One of those cracks is described in detail in a new book titled The Age of Resilience. Author Jeremy Rifkin was an early influence on my thinking. In his book published in 2014, The Zero Marginal Cost society, he took a fascinating look at economic history. That look backward provided a window into possible economic futures. Now, eight years later, Rifkin positions a transformative vision for how our species will thrive on an unpredictable Earth. Through an organizational lens, I viewed resilience as the primary trait on a strategic foundation of automation and intelligence. Rifkin views it through the lens of the biosphere.

“Resilience,” in turn, has become the new defining refrain heard in countless venues. It is how we are coming to define ourselves in a perilous future that is now at the front gates. The Age of Progress has given way to the Age of Resilience.
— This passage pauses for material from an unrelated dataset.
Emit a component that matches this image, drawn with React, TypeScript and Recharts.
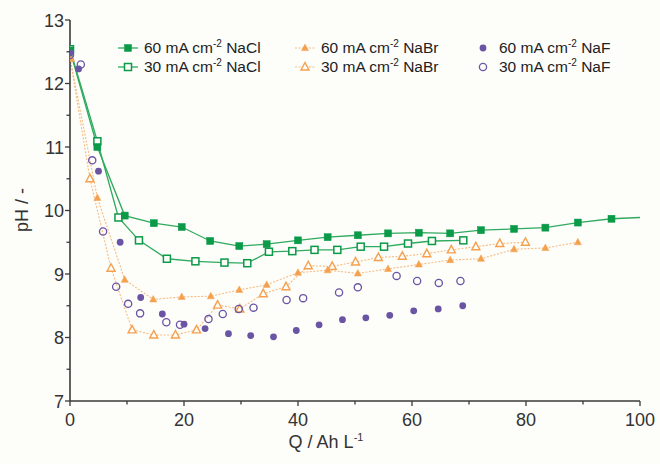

Jeremy Rifkin – The Age of Resilience

We see evidence of this shift in supply chain discussions that speak of trade-offs between efficiency and resilience. Where efficiency marked the age of progress, adaptivity marks the age of resilience. Again, this shift could be seen lurking beneath the surface and continues to evolve as possible futures become harder to see, prediction gives way to rehearsal, and we collectively struggle to adapt. Viewed through an organizational lens, this see-rehearse-adapt framework sits at the heart of viability. However, Rifkin raises the stakes and views it through the lens of humanity. The viability question takes on different meaning when viewed this way. Another great read which I have added to my library.